Non-weedkiller control - Bindweed is difficult to get rid of, as their roots penetrate deep into the soil. However, if you’re persistent with your forking and hoeing, you might get rid of these weeds in a couple of years. Forking should be performed during autumn and winter so you can remove as much of bindweed’s roots. When spring comes and new growth appears, dig it out. Hoeing, on the other hand, is ideal when digging is not an option. Aim to sever the weed at ground level using your hoe. This job, unfortunately, is not a one time deal and it will need to be repeated through the weed’s growing season.
Appearance - Japanese knotweed is a quick-growing perennial weed, whose stems are tall and dense. It has invasive rhizomes, which can dig deep into any turf. During spring, purple-red shoots emerge at ground level. They then grow rapidly and by summer, produce dense bamboo-like canes, which can reach up to 2 metres in length. Japanese knotweed has heart- or shovel-shaped leaves, which can sometimes grow along the plant’s stems. This weed blooms between late summer and early autumn and its flowers resemble creamy-white tassels.
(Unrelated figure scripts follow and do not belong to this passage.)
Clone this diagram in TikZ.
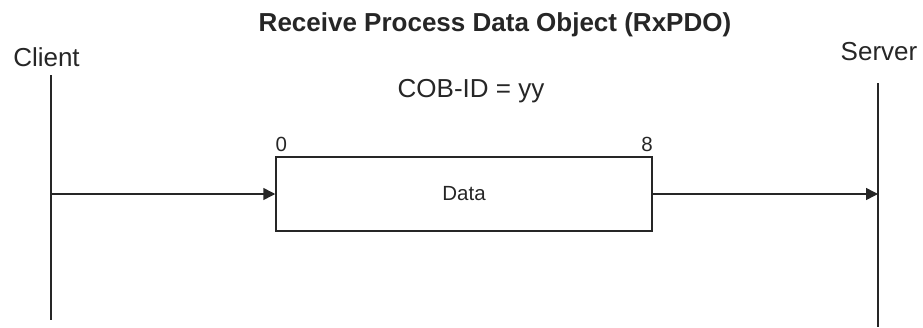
\documentclass[tikz,border=0pt]{standalone}
\usepackage{fontspec}
\setmainfont{Liberation Sans}
\usetikzlibrary{arrows.meta}
\begin{document}
\begin{tikzpicture}[x=1pt,y=-1pt,
  line/.style={line width=1.5pt, draw=black!85},
  arr/.style={line, -{Triangle[length=12pt,width=12pt]}},
  big/.style={font=\fontsize{26}{30}\selectfont, inner sep=0pt, text=black!85},
  small/.style={font=\fontsize{20.5}{24}\selectfont, inner sep=0pt, text=black!85}]
\useasboundingbox (0,0) rectangle (923,327);
% titles and labels
\node[big, anchor=base, font=\fontsize{26}{30}\selectfont\bfseries] (title) at (495,31.5) {Receive Process Data Object (RxPDO)};
\node[big, anchor=base] (clientlbl) at (46.5,66) {Client};
\node[big, anchor=base] (serverlbl) at (879,60) {Server};
\node[big, anchor=base] (cobid) at (471,97) {COB-ID = yy};
% lifelines
\coordinate (ctop) at (51,75);
\coordinate (cbot) at (51,320);
\coordinate (stop) at (878,83);
\coordinate (sbot) at (878,327);
\draw[line] (ctop) -- (cbot);
\draw[line] (stop) -- (sbot);
% data frame
\node[line, draw, small, minimum width=376pt, minimum height=74pt] (data) at (464,194) {Data};
\node[small, anchor=base west] (zero) at (275.5,151) {0};
\node[small, anchor=base east] (eight) at (653,151) {8};
% arrows
\coordinate (csend) at (51,194);
\coordinate (srecv) at (878,194);
\draw[arr] (csend) -- (data.west);
\draw[arr] (data.east) -- (srecv);
\end{tikzpicture}
\end{document}
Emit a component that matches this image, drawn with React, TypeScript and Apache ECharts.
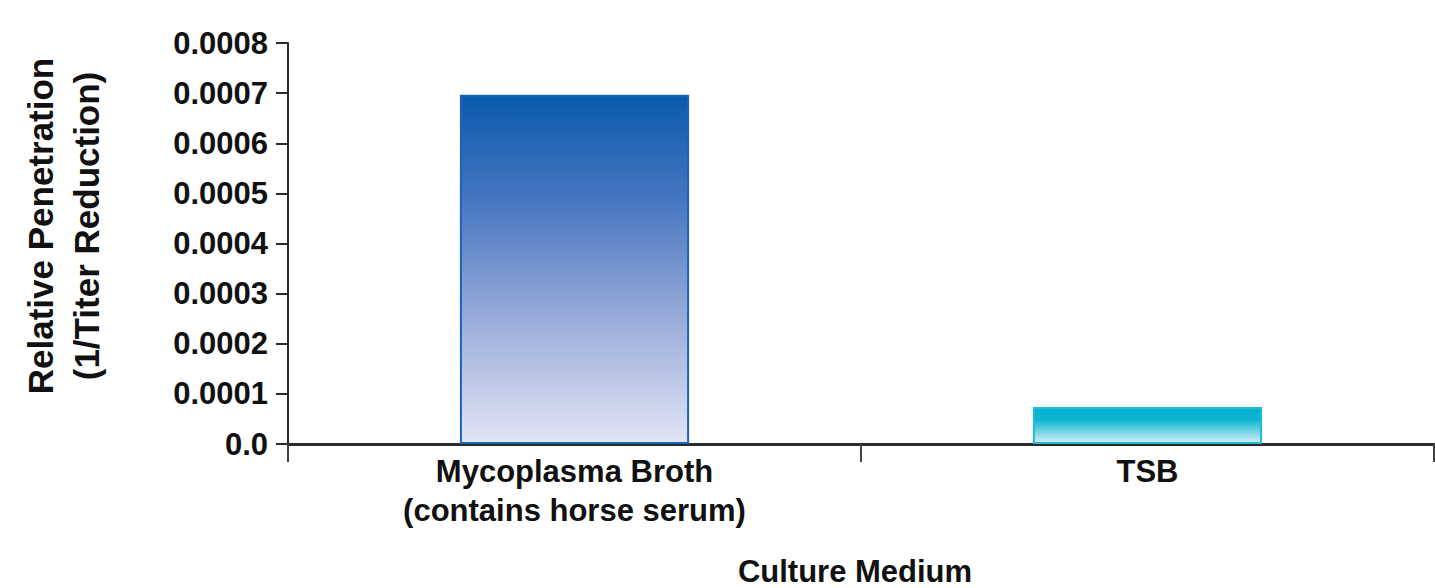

Why is it problematic? - Japanese knotweed is a deeply penetrating plant that is almost impossible to get rid of on your own. No matter what you try, chances are the weed will persevere. If this weed grows close to your home, it can send its rhizomes underneath your property and destroy the foundation.
Non-weedkiller control - If you have Japanese knotweed in your garden, chances are you will need to call a professional service to have it removed. Special knotweed contractors will have to be called to remove and dispose of this weed.
Now that you know how to discern some of the most common weeds in the UK, just keep on top of them by getting rid of them when they are still young or as soon as you spot them in your garden or on your lawn. Be careful with Japanese knotweed, however, as you will be committing an offence if you unintentionally facilitate its spread, while trying to remove this invasive plant. Call a professional instead!